Yes, but each additional variant requires more traffic. Testing A vs B vs C splits your traffic three ways, so you'll need roughly 50% more total visitors to reach significance. This AB test calculator works for 2-variant tests. For 3+ variants, you'll need multivariate testing tools and adjusted statistical methods.

Why is my result different from other AB test calculators?

Small differences (0.001-0.01) are normal due to rounding or different formulas for edge cases. Bigger differences might mean one calculator is using one-sided vs two-sided tests, different confidence levels, or Bayesian vs frequentist methods. This AB test significance calculator uses the standard frequentist two-proportion z-test, which matches most industry tools.

What does statistical power mean in AB testing?

Statistical power is your probability of detecting a real effect if one exists. Most teams target 80% power. This means if your variant truly performs better, you have an 80% chance of detecting it. The Sample Size calculator shows how many visitors you need to achieve your desired power level.

Should I use 90%, 95%, or 99% confidence level?

95% confidence is the industry standard for most AB tests. Use 90% if you need faster results and can tolerate more risk (good for iterative testing). Use 99% for high-stakes decisions like major pricing changes or checkout flows where mistakes are costly. Higher confidence requires more traffic and longer tests.

What's the minimum traffic needed for AB testing?
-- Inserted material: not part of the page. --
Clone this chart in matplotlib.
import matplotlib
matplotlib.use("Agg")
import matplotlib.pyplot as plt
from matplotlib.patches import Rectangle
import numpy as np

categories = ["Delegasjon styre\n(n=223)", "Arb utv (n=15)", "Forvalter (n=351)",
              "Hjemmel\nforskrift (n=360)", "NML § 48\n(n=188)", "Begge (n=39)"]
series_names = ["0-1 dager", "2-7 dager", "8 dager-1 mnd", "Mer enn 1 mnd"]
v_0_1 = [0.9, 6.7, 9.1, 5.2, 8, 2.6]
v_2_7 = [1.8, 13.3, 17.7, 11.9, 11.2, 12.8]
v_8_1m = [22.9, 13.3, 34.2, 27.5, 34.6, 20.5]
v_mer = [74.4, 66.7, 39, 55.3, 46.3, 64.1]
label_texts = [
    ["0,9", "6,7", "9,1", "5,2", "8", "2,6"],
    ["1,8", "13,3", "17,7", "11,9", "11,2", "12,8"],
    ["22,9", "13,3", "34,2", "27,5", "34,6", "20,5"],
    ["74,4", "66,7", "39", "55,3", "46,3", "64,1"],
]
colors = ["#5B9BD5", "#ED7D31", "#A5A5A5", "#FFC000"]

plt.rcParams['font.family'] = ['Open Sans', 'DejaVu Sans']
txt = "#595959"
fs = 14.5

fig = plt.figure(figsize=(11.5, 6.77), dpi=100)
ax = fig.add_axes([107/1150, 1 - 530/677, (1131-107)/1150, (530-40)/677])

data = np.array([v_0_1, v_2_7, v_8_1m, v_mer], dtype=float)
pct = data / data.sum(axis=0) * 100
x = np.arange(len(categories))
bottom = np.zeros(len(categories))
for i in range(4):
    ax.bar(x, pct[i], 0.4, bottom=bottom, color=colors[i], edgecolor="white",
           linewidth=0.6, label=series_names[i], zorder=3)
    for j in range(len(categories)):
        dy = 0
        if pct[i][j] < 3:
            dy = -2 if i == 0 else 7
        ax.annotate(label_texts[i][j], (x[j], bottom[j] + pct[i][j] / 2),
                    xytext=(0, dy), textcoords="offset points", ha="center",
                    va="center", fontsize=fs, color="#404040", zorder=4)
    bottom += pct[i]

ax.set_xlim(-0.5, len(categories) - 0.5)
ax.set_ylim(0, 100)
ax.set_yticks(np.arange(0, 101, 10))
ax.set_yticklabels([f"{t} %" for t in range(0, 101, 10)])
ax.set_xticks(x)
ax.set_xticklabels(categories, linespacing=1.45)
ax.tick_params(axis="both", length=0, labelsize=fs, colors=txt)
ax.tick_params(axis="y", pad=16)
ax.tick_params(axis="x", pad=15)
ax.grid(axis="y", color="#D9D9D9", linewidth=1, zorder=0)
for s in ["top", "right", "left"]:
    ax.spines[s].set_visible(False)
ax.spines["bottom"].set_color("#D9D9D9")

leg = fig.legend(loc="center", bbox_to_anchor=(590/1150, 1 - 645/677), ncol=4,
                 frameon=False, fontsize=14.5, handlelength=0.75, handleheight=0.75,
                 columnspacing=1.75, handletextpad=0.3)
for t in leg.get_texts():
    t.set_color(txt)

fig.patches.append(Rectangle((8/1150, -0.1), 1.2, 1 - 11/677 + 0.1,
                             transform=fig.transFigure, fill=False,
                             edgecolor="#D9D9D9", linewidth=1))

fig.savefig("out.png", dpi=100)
You need at least 350-400 conversions per variant to get reliable results with typical 5-10% lifts. If your conversion rate is 2%, that's 17,500-20,000 visitors per variant, or 35,000-40,000 total. Sites with less traffic should focus on bigger changes that produce larger effects, or accept longer test durations.
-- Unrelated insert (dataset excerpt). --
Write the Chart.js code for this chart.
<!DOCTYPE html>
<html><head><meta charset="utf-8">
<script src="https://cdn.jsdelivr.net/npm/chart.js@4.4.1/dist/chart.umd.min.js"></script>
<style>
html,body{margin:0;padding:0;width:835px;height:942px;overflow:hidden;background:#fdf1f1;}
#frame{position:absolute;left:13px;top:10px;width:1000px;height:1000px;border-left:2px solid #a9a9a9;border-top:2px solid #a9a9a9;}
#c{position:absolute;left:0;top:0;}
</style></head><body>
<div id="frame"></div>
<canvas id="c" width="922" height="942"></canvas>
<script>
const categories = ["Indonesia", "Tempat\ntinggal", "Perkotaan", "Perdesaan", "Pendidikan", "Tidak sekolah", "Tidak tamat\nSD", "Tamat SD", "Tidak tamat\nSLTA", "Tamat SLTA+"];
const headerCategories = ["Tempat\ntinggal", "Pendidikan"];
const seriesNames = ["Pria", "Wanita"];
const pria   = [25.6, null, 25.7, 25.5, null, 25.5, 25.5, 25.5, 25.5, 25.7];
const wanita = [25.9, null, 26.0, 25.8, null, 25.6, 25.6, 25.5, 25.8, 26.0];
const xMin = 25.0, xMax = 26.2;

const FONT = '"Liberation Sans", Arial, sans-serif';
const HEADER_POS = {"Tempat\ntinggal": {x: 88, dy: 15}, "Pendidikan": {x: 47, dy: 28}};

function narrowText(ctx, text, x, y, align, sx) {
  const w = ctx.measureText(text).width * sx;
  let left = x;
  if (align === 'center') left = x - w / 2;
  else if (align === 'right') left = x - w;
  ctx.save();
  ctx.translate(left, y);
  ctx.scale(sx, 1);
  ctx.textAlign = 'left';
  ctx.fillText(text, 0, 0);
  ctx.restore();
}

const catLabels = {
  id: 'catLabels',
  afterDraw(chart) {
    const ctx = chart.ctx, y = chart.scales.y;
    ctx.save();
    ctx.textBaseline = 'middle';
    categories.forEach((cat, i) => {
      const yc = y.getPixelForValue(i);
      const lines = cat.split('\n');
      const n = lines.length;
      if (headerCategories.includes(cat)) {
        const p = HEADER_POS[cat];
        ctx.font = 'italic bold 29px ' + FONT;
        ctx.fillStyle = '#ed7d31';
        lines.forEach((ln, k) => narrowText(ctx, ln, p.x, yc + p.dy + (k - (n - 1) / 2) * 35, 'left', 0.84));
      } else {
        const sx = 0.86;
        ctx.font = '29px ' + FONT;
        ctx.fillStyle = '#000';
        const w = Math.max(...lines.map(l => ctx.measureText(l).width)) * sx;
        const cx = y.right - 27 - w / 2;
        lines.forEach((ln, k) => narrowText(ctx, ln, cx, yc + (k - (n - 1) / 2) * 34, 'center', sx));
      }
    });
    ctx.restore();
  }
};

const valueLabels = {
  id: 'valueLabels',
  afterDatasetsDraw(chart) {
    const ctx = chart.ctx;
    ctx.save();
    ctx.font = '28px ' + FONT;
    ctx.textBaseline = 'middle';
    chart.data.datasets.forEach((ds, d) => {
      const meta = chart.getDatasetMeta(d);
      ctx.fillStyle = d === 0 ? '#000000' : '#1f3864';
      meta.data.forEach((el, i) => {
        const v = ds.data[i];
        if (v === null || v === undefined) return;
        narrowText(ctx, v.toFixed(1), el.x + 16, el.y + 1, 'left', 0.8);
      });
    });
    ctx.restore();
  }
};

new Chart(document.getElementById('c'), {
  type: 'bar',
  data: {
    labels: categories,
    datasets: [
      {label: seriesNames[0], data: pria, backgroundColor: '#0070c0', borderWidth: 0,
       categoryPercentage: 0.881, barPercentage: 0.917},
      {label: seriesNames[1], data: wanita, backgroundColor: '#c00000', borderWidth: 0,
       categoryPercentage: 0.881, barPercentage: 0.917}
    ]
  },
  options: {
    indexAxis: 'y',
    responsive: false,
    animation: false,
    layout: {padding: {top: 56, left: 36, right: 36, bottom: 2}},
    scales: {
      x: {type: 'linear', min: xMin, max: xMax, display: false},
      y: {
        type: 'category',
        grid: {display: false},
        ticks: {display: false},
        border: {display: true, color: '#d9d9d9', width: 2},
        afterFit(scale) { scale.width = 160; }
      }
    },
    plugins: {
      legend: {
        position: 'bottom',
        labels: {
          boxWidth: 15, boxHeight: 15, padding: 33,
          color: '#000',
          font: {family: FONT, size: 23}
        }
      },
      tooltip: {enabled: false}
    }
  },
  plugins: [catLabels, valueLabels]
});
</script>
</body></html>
Can I stop an AB test early if I see a clear winner?

Not with this AB test calculator. Standard frequentist tests require you to commit to a sample size upfront and test until you reach it. Stopping early (even if results look significant) increases false positives. If you need early stopping flexibility, use sequential testing methods instead, which account for multiple looks at the data.